WORK REQUIRED:
Check each line of the material below, and copy it if it holds the string "this".

DATA SUPPLIED:
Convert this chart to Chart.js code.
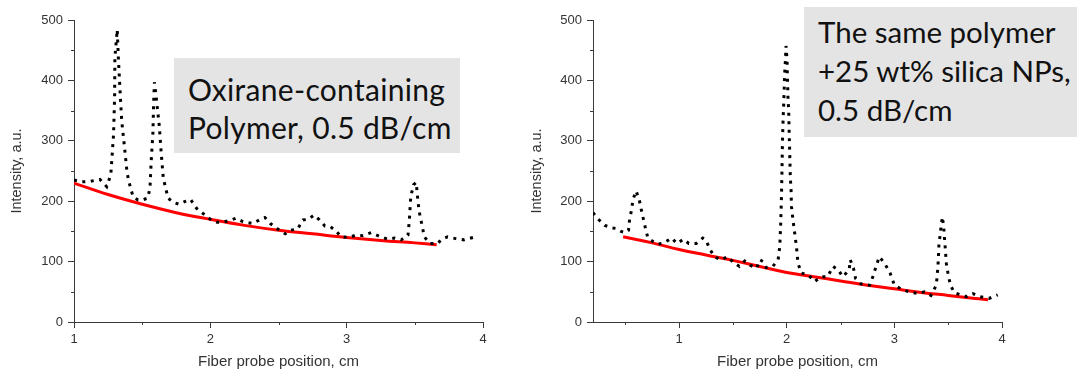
...
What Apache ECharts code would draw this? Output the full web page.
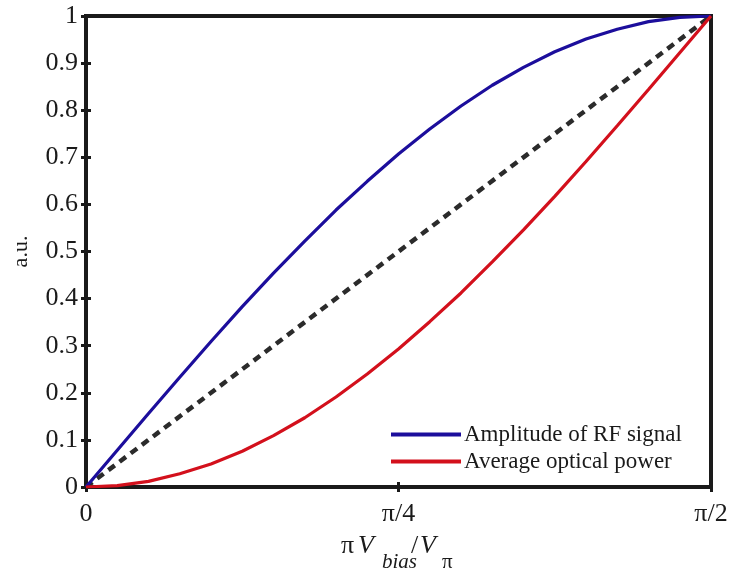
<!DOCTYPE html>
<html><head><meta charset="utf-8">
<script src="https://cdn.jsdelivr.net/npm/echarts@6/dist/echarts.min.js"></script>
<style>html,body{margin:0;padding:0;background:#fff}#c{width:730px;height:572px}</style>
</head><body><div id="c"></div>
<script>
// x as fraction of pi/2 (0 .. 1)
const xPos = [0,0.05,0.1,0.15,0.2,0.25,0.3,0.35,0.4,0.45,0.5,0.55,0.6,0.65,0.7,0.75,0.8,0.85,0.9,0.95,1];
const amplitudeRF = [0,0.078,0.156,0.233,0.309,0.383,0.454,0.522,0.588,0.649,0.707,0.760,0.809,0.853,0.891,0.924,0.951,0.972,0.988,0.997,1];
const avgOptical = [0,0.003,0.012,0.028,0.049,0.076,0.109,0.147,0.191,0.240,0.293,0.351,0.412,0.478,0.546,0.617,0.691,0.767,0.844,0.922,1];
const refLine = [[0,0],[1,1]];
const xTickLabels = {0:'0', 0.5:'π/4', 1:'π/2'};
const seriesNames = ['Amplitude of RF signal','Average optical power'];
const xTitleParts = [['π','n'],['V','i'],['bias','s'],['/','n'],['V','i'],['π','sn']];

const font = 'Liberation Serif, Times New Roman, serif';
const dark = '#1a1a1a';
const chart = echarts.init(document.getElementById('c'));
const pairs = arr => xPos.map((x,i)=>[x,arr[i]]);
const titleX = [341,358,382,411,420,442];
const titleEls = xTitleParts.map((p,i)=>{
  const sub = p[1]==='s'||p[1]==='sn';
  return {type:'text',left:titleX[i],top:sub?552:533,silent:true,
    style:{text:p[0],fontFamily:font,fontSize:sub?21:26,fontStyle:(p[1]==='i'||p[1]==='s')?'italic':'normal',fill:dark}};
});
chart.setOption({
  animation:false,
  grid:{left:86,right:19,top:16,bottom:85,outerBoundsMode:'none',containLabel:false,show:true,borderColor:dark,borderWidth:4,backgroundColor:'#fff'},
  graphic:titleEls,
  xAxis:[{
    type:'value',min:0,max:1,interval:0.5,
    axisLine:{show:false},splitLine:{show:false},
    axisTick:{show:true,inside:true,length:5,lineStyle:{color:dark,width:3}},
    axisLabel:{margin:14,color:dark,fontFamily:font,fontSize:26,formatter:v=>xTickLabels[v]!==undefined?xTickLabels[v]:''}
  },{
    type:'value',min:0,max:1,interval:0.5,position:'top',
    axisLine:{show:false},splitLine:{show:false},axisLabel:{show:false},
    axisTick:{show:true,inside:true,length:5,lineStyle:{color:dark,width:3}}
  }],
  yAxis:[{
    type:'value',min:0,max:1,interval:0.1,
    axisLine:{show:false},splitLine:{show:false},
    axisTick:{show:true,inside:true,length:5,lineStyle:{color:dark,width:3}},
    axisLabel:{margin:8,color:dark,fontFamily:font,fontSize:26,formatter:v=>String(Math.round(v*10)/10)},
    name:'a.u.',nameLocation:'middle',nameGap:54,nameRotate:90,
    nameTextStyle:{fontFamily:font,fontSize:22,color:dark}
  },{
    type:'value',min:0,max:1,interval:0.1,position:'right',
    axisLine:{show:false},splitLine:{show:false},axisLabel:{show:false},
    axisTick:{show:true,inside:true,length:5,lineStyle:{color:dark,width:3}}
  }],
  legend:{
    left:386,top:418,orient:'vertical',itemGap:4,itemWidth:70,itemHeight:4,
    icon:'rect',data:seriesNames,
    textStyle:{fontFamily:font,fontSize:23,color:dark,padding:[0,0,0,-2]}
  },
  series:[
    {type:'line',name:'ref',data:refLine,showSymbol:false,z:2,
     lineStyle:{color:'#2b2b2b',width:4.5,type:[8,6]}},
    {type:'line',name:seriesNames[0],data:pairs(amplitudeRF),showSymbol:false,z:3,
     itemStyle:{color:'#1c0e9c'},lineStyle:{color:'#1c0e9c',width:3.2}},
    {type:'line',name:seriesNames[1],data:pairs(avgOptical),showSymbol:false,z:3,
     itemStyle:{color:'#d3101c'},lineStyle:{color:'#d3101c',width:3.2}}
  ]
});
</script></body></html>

EXERCISE RESPONSE:
Convert this chart to Chart.js code.
What Apache ECharts code would draw this? Output the full web page.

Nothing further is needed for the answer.